━━━ MATERIALS PROVIDED

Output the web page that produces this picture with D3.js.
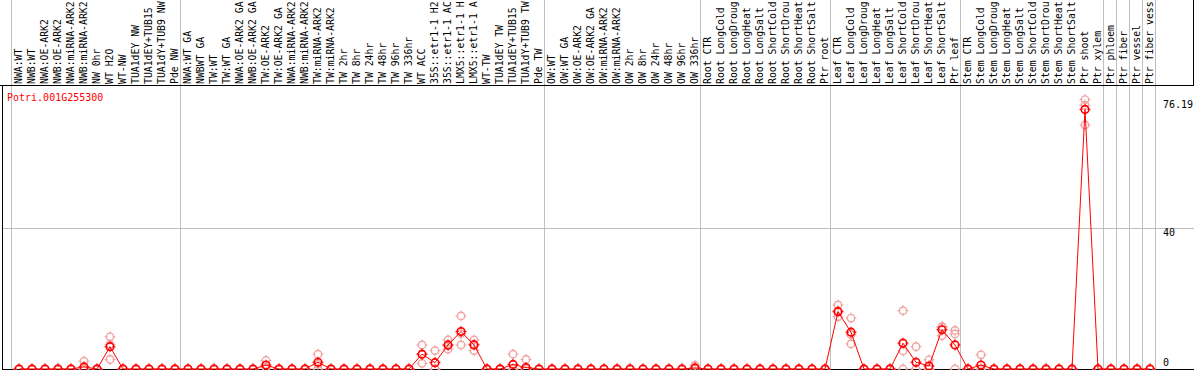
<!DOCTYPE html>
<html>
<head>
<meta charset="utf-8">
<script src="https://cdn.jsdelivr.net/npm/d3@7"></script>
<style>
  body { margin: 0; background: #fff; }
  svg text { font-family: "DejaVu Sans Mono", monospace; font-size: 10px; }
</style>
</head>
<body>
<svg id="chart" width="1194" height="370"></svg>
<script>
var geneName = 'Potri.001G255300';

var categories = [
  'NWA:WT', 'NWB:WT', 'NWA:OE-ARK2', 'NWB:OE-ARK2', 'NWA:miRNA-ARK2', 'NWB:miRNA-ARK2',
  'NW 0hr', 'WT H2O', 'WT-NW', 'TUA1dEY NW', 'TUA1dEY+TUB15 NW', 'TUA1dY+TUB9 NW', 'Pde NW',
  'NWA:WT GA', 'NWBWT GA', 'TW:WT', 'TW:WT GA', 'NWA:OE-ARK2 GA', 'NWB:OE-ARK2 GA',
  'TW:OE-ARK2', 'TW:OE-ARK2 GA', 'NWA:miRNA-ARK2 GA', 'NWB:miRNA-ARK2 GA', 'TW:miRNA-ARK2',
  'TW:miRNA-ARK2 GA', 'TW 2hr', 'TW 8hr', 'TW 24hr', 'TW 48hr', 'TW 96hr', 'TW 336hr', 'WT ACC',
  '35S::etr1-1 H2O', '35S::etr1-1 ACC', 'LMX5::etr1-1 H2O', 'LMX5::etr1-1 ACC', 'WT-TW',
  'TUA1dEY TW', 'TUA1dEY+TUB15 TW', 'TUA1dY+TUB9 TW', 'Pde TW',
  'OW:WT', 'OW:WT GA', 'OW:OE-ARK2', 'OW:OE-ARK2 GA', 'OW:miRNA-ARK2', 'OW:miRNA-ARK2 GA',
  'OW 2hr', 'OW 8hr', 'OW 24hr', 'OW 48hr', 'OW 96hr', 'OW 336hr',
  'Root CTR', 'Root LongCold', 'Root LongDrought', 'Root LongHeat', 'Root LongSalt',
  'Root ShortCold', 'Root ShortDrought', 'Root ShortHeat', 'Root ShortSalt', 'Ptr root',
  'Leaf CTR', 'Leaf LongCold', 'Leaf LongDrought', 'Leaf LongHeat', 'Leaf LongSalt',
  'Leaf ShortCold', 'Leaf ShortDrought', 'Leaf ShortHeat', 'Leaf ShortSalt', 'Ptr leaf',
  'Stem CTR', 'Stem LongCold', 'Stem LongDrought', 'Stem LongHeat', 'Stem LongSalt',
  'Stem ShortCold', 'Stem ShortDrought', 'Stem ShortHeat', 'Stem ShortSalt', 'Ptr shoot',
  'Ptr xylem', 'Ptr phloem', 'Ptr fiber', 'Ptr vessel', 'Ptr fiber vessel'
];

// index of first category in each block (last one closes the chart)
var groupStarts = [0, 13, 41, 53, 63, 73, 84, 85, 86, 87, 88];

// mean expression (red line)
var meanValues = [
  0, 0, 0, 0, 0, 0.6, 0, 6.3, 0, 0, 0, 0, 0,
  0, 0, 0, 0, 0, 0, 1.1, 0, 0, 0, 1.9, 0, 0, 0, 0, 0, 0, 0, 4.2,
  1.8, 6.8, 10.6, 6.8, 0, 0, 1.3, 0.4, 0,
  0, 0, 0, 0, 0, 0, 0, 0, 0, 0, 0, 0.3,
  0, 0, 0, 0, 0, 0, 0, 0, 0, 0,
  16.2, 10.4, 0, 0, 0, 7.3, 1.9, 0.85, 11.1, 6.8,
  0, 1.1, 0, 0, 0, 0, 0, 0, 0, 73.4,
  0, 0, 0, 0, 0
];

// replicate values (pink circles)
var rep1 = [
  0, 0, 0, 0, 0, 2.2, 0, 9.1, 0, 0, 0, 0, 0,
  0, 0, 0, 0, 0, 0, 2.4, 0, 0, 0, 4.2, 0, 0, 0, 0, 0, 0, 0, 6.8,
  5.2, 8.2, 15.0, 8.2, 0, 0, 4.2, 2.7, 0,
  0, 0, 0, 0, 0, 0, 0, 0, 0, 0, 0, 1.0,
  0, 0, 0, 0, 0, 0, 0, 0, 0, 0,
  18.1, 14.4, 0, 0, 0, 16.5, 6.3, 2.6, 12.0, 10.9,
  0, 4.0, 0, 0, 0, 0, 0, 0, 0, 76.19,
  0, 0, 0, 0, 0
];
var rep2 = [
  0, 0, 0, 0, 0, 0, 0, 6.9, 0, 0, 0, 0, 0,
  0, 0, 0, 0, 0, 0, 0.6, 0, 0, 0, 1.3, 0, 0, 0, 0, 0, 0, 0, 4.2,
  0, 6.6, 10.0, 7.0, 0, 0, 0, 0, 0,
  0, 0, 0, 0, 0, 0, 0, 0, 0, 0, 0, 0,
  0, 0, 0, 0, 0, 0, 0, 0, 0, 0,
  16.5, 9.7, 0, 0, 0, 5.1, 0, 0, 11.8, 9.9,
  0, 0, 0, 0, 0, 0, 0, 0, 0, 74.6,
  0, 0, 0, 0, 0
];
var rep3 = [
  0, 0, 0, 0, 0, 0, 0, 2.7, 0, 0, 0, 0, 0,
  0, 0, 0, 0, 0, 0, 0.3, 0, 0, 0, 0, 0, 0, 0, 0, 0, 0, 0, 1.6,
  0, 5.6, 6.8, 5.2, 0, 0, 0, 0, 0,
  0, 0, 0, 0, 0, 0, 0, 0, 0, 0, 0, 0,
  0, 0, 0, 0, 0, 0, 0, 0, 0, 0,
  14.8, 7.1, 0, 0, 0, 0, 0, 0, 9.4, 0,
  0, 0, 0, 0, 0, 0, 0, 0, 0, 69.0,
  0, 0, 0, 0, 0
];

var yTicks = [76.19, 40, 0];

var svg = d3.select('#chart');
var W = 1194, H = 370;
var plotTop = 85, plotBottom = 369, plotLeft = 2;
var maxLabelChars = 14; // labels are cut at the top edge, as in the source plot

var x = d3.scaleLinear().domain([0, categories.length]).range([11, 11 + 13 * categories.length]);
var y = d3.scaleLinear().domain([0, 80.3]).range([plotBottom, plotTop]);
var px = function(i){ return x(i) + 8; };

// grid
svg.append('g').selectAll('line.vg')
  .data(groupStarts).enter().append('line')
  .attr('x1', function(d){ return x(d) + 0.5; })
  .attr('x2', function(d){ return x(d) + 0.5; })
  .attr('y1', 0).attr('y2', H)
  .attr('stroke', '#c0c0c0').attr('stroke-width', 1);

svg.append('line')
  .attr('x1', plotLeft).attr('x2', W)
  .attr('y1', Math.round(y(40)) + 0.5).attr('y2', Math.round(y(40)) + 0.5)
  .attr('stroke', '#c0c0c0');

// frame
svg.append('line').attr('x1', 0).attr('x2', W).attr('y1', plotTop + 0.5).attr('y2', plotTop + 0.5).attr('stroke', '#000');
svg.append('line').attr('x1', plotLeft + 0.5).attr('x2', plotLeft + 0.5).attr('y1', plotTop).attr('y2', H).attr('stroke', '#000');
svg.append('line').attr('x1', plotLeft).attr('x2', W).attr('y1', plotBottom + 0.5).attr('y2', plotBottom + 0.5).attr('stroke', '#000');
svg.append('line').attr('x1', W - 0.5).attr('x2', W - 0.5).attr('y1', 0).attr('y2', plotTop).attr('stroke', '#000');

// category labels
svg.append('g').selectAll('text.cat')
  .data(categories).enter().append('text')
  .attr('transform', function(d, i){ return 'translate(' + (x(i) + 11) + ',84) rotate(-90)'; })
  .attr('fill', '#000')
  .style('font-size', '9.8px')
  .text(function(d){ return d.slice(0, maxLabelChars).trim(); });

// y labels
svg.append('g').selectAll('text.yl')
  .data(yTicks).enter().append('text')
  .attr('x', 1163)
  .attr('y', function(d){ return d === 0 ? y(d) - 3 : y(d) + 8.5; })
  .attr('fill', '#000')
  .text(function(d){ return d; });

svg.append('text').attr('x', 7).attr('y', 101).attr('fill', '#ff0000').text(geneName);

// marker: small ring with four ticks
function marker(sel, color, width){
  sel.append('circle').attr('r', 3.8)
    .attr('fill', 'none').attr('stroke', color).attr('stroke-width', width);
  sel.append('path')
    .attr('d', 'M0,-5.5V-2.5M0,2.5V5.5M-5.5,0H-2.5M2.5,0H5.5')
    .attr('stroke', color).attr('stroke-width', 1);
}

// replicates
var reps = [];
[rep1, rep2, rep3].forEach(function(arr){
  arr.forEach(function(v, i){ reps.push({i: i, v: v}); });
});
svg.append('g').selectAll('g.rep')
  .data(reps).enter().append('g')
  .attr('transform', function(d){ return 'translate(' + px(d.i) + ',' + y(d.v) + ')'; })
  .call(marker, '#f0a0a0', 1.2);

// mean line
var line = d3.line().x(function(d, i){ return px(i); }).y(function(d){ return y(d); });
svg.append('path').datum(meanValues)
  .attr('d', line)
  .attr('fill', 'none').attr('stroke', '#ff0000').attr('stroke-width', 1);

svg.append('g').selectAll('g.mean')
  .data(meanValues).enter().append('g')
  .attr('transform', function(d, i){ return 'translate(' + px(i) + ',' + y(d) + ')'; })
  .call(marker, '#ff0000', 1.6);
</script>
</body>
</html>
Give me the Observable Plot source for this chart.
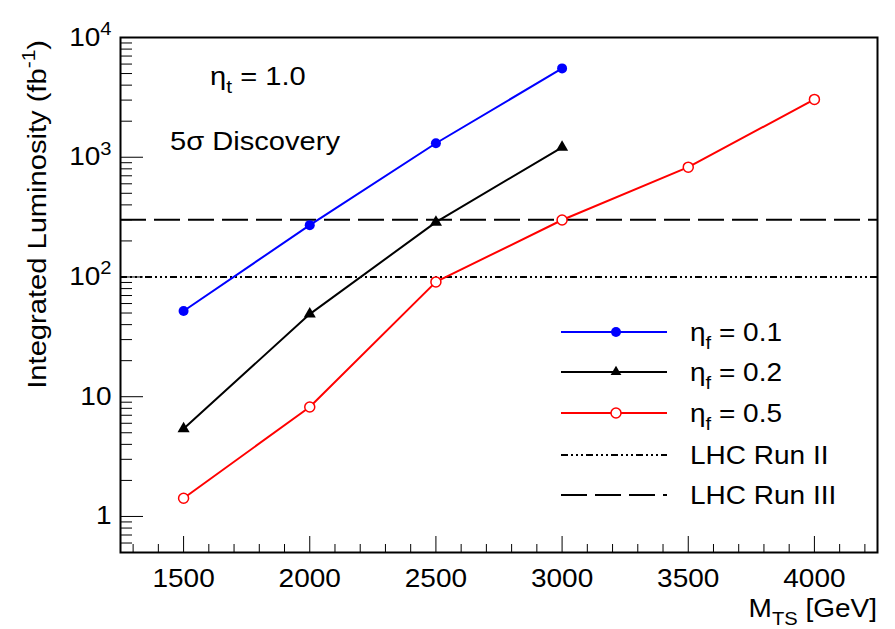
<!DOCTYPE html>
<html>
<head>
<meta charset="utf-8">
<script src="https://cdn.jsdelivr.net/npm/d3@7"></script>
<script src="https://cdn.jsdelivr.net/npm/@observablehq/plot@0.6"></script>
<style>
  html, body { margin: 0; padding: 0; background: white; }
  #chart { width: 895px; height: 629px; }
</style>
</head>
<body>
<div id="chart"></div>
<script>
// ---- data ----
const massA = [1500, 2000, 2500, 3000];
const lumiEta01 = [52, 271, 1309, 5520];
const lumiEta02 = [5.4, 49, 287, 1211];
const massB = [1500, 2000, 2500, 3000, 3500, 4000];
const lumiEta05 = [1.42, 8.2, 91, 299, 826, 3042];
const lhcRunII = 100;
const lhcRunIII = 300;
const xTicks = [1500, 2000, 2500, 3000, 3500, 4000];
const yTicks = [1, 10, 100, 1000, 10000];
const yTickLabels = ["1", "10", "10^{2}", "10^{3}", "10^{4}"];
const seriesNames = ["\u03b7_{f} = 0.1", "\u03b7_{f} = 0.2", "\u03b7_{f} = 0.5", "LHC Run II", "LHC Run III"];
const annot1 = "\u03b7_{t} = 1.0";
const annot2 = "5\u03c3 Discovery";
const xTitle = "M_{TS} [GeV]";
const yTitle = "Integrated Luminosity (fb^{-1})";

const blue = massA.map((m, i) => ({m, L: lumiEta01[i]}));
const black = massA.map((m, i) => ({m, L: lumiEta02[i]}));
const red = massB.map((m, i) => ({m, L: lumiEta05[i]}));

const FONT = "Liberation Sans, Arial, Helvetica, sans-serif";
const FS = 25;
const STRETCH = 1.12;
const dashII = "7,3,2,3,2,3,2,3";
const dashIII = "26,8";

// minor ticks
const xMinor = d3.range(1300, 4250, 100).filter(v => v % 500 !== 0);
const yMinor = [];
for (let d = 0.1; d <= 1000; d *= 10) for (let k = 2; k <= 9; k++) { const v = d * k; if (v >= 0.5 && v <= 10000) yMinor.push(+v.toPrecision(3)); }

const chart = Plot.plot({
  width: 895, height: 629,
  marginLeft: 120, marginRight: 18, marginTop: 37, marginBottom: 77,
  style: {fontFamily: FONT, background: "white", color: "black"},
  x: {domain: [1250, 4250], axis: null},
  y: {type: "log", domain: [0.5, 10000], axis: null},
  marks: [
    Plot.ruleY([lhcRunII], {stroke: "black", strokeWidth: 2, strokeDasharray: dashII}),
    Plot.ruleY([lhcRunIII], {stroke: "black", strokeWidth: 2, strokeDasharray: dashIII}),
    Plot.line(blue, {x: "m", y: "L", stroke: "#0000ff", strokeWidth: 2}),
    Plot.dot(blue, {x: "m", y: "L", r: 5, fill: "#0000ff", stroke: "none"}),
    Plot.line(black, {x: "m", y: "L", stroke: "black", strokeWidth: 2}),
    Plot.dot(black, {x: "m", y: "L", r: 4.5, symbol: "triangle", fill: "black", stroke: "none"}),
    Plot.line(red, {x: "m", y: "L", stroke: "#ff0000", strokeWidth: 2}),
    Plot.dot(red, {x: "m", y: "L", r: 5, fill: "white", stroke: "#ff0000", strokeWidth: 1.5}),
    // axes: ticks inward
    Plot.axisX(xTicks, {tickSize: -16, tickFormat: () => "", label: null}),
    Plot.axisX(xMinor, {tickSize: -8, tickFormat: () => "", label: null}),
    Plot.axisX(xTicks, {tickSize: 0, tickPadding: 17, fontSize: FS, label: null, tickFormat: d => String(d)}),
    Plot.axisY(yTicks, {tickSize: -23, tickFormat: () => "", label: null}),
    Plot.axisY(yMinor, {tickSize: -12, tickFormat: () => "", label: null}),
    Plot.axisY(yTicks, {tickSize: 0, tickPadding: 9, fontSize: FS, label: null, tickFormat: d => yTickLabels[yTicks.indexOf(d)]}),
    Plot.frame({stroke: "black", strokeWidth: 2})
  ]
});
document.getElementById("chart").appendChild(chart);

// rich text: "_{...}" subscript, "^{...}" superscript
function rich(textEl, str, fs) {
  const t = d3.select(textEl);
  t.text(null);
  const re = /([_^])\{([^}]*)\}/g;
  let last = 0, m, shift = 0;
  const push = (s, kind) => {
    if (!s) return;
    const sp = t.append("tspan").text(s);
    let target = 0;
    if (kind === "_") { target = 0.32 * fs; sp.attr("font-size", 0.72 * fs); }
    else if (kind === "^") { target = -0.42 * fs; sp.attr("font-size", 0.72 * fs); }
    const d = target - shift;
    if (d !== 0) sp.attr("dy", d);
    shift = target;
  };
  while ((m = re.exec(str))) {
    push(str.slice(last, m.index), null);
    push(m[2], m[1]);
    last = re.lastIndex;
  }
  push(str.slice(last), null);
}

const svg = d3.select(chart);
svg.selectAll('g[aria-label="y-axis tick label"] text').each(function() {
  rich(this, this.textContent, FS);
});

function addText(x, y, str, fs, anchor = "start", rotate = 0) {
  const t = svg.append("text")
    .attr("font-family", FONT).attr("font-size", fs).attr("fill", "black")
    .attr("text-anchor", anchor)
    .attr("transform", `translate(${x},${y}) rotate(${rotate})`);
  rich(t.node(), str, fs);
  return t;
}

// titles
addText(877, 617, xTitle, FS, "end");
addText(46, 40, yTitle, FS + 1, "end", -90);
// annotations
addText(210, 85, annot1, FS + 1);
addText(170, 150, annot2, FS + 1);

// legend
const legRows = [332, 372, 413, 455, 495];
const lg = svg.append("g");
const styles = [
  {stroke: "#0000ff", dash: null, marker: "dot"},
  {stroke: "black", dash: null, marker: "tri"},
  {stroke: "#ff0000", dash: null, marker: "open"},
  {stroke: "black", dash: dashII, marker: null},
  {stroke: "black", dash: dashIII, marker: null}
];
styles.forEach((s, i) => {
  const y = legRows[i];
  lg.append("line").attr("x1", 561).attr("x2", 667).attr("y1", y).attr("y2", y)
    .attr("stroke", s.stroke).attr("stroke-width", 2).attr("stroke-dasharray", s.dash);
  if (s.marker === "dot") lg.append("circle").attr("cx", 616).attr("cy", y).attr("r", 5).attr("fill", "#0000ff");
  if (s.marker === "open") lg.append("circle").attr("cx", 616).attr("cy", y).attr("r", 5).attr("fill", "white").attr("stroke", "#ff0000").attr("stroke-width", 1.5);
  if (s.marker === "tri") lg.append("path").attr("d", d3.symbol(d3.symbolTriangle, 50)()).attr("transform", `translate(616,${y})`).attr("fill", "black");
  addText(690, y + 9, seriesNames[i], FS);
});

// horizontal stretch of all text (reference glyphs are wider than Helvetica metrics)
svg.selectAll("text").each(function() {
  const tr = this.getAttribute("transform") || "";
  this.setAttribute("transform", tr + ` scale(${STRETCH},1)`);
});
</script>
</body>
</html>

━━━━━━

### EXERCISE PROMPT
Begin at the top of the material above and output each line exactly, stopping after the line that holds "var geneName = 'Potri.001G255300';". Leave out pictures.

### TASK SOLUTION
Output the web page that produces this picture with D3.js.
<!DOCTYPE html>
<html>
<head>
<meta charset="utf-8">
<script src="https://cdn.jsdelivr.net/npm/d3@7"></script>
<style>
  body { margin: 0; background: #fff; }
  svg text { font-family: "DejaVu Sans Mono", monospace; font-size: 10px; }
</style>
</head>
<body>
<svg id="chart" width="1194" height="370"></svg>
<script>
var geneName = 'Potri.001G255300';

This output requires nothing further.